Les voyageurs illustres et la Loire

La Loire, ce grand livre collectif…
par Jacques Boislève
(extrait)

 

 

Loire angevine, Loire nantaise : tout en haut de l’estuaire, l’une et l’autre font un bout de chemin ensemble avant de nettement se différencier, la première s’achevant, un peu plus en aval, devant Ancenis, à Liré, la petite patrie du poète Joachim Du Bellay, la seconde commençant – un peu plus en amont ! – sitôt passé Ingrandes où la Marquise de Sévigné, descendue par le fleuve, écrit à sa fille qu’elle arrive en Bretagne.

 

D’emblée, une distinction s’impose : entre les écrivains riverains et les écrivains voyageurs qui n’ont pas du tout du fleuve la même perception. Les écrivains riverains (Julien Gracq, Hervé Bazin, Lucien Bodard, Pascal Quignard) ont de « leur » Loire une connaissance intime et nourrissent pour elle une véritable tendresse (« L’odeur jaune du peuplier » chez Gracq). Le regard des écrivains voyageurs, qui ont vu ailleurs des fleuves autrement plus romantiques, est beaucoup plus critique : « Les fameux bords de Loire sont plats et nuls, à cela près d’Oudon, d’Ancenis, de Saint-Florent, et de quelques rochers çà et là… », note péremptoirement Hugo.

 

Stendhal (Mémoires d’un touriste), Flaubert (Par les champs et par les grèves), Dumas, Hugo déjà cité et de mère nantaise, Balzac le Tourangeau ont découvert la Loire ou son estuaire du pont du bateau à vapeur, avec la vision littéralement panoramique ainsi offerte sur le fleuve et ses rives. Puis, changement complet de perspective et d’époque : la Loire est aperçue désormais de façon beaucoup plus cadrée et fugace par la fenêtre du train (Georges Sand, dans sa correspondance, Paul Nizan, dans Antoine Bloyé…) Lequel train offrit longtemps, avant les comblements du fleuve et l’enterrement de la ligne de chemin de fer, une vue imprenable sur Nantes, son château, son port de la Fosse et son pont transbordeur.
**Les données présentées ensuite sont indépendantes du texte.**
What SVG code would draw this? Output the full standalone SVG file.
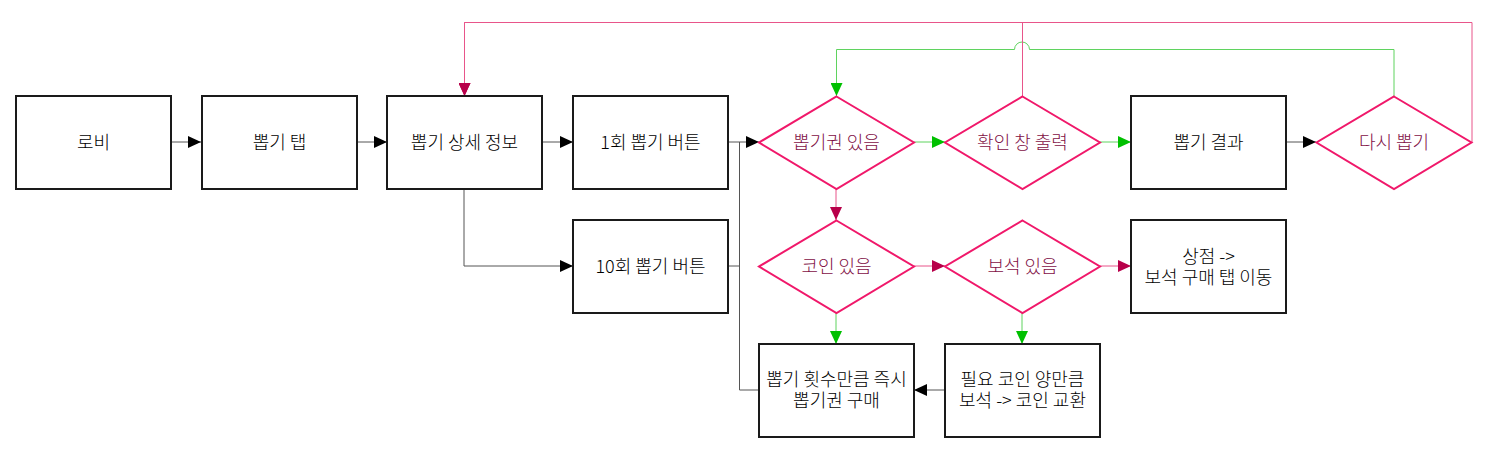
<svg xmlns="http://www.w3.org/2000/svg" width="1492" height="459" viewBox="0 0 1492 459">
<style>
.box{fill:#fff;stroke:#1a1a1a;stroke-width:2}
.dia{fill:#fff;stroke:#f0186a;stroke-width:2}
.t{font-family:"Noto Sans CJK KR","Noto Sans",sans-serif;font-size:18px;font-weight:300;text-anchor:middle;fill:#000}
.td{fill:#7f0f45}
.cb{fill:none;stroke:#555;stroke-width:1}
.cg{fill:none;stroke:#5fd35f;stroke-width:1}
.cp{fill:none;stroke:#e8558a;stroke-width:1}
</style>
<defs>
<marker id="ab" markerUnits="userSpaceOnUse" markerWidth="14" markerHeight="12" refX="13" refY="6" orient="auto"><path d="M0,0 L13,6 L0,12 Z" fill="#000"/></marker>
<marker id="ag" markerUnits="userSpaceOnUse" markerWidth="14" markerHeight="12" refX="13" refY="6" orient="auto"><path d="M0,0 L13,6 L0,12 Z" fill="#00c000"/></marker>
<marker id="ap" markerUnits="userSpaceOnUse" markerWidth="14" markerHeight="12" refX="13" refY="6" orient="auto"><path d="M0,0 L13,6 L0,12 Z" fill="#b8004a"/></marker>
</defs>
<rect width="1492" height="459" fill="#fff"/>
<g id="connectors">
<path class="cb" d="M171,142 H201" marker-end="url(#ab)"/>
<path class="cb" d="M357,142 H387" marker-end="url(#ab)"/>
<path class="cb" d="M543,142 H573" marker-end="url(#ab)"/>
<path class="cb" d="M464,189 V266 H573" marker-end="url(#ab)"/>
<path class="cb" d="M729,142 H759" marker-end="url(#ab)"/>
<path class="cb" d="M729,266 H739.5 V142"/>
<path class="cb" d="M759,390 H739.5 V142"/>
<path class="cb" d="M945,390 H914" marker-end="url(#ab)"/>
<path class="cb" d="M1287,142 H1316" marker-end="url(#ab)"/>
<path class="cg" d="M914,142 H945" marker-end="url(#ag)"/>
<path class="cg" d="M1100,142 H1131" marker-end="url(#ag)"/>
<path class="cg" d="M836,313 V344" marker-end="url(#ag)"/>
<path class="cg" d="M1022,313 V344" marker-end="url(#ag)"/>
<path class="cg" d="M1394,96 V49.5 H1029.5 A7.5,7.5 0 0 0 1014.5,49.5 H836.5 V96" marker-end="url(#ag)"/>
<path class="cp" d="M836,189 V220" marker-end="url(#ap)"/>
<path class="cp" d="M914,266 H945" marker-end="url(#ap)"/>
<path class="cp" d="M1100,266 H1131" marker-end="url(#ap)"/>
<path class="cp" d="M1472,142 V22.5 H464.5 V96" marker-end="url(#ap)"/>
<path class="cp" d="M1022.5,96 V22.5 H464.5 V96" marker-end="url(#ap)"/>
</g>
<g id="n-lobby"><rect class="box" x="16" y="96" width="155" height="93"/><text class="t" x="93.5" y="149">로비</text></g>
<g id="n-tab"><rect class="box" x="202" y="96" width="155" height="93"/><text class="t" x="279.5" y="149">뽑기 탭</text></g>
<g id="n-detail"><rect class="box" x="387" y="96" width="155" height="93"/><text class="t" x="464.5" y="149">뽑기 상세 정보</text></g>
<g id="n-btn1"><rect class="box" x="573" y="96" width="155" height="93"/><text class="t" x="650.5" y="149">1회 뽑기 버튼</text></g>
<g id="n-btn10"><rect class="box" x="573" y="220" width="155" height="93"/><text class="t" x="650.5" y="273">10회 뽑기 버튼</text></g>
<g id="n-ticket"><path class="dia" d="M836.5,96.5 L914,142.5 L836.5,189 L759,142.5 Z"/><text class="t td" x="836.5" y="149">뽑기권 있음</text></g>
<g id="n-confirm"><path class="dia" d="M1022.5,96.5 L1100,142.5 L1022.5,189 L945,142.5 Z"/><text class="t td" x="1022.5" y="149">확인 창 출력</text></g>
<g id="n-result"><rect class="box" x="1131" y="96" width="155" height="93"/><text class="t" x="1208.5" y="149">뽑기 결과</text></g>
<g id="n-again"><path class="dia" d="M1394,96.5 L1471.5,142.5 L1394,189 L1316.5,142.5 Z"/><text class="t td" x="1394" y="149">다시 뽑기</text></g>
<g id="n-coin"><path class="dia" d="M836.5,220.5 L914,266.5 L836.5,313 L759,266.5 Z"/><text class="t td" x="836.5" y="273">코인 있음</text></g>
<g id="n-gem"><path class="dia" d="M1022.5,220.5 L1100,266.5 L1022.5,313 L945,266.5 Z"/><text class="t td" x="1022.5" y="273">보석 있음</text></g>
<g id="n-shop"><rect class="box" x="1131" y="220" width="155" height="93"/><text class="t" x="1208.5" y="262.5">상점 -&gt;</text><text class="t" x="1208.5" y="283.5">보석 구매 탭 이동</text></g>
<g id="n-buy"><rect class="box" x="759" y="344" width="155" height="93"/><text class="t" x="836.5" y="386">뽑기 횟수만큼 즉시</text><text class="t" x="836.5" y="407">뽑기권 구매</text></g>
<g id="n-exchange"><rect class="box" x="945" y="344" width="155" height="93"/><text class="t" x="1022.5" y="386">필요 코인 양만큼</text><text class="t" x="1022.5" y="407">보석 -&gt; 코인 교환</text></g>
</svg>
Dévalant le fleuve à son tour, Jules Vallès pointe, dans L’Enfant, la coupure franche entre le grand Val et l’estuaire, soudain visible à l’œil nu à l’approche de Nantes : « Dans ma géographie, j’ai vu qu’on appelait ce pays le Jardin de la France. […] C’est bien l’impression que j’en ai gardée ; ces parfums, ce calme, ces rives semées de maisons fraîches, et qui ourlent de vert et de rose le ruban bleu de la Loire ! Il se tache de noir, ce ruban. Il prend une couleur glauque, tout d’un coup, et il semble qu’il roule du sable sale, ou de la boue. C’est la mer qui approche et vomit la marée. La Loire va finir et l’Océan commence… »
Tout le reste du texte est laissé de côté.